18兆円の地方交付税でやるなら、60%カットが必要だ。公務員の賃金を削っても、ほとんどの自治体では破産状態になる。地方交付税の使途は、表に出ない教育費や社会保障費負担が多く、介護や保育、教育などは30%以上のの水準切り下げが必要になる。かなりな痛みを求められる。もっとも地方交付税は現在、不足しまくっていて、繰り延べ支払をしている状態。削るのは難しい。
公共事業は7.5兆円。地方交付税で手当する分を含めるとちょうど10~15兆円。外国より公共事業が多すぎると言われているが、それでも10兆円は出てこない。
すべてがどこからの予算を削るということにはならず、それぞれ少しずつ削ることになるが、それであっという間に10兆円をまかなうなんてむずかしい。公共事業のようにやりちらかしただけ財政が悪化するだけのものにメスを入れるべきだろうが、最近の民主党は田舎議員の選挙対策のために公共事業に甘く、いきおい社会保障費や地方交付税といった、人の能力開発にあたる部分の支出に削減の牙が向いてくることは十分考えられる。ここは票や利権の少ない世界だから。
政府税調に対抗する意味があるのだろうが、増税なしに、支出削減を先行させた財政健全化というのは聞こえはいいが、国民が考えるべき責任を無にする議論だと思う。財政悪化は支出だけが問題ではない。税収だって相当問題なのだ。1つには先進国で一番安い税金であるということだ。
そもそも低い税金で誰が得するのか。高い税金は誰が損するのか、そこをきちんと議論してほしい。例えば竹中平蔵はどちらに入るのか、子育てや介護に追われているサラリーマン家庭はどちらに入るのか、民主党は政府税調に反発している世論に便乗するだけではなく、そうした本質をきちんと議論すべきだ。
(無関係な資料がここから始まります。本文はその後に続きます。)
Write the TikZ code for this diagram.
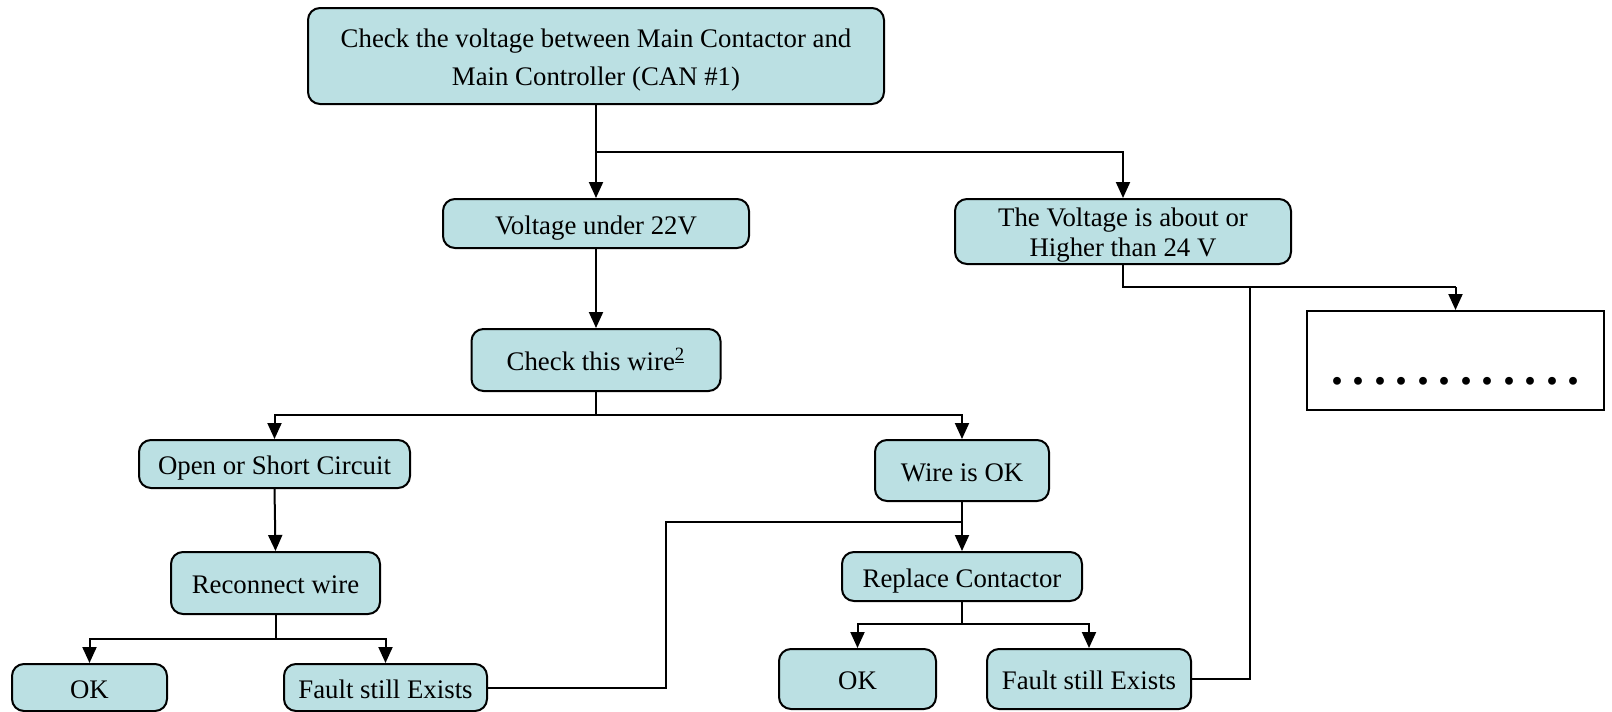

余談だが、税収不足は景気による影響も大きい。日本の700兆円のGDPのもとで、43兆円しか税収がない、というのはどうみても少なすぎる。景気が順調なところに戻れば、今レベルの水準の低い税制でも55兆円程度の税収にはなるだろう。
予算編成権を内閣府に移すというのは評価したい。憲法の求めているシステムは国民が選んだ内閣による予算編成だ。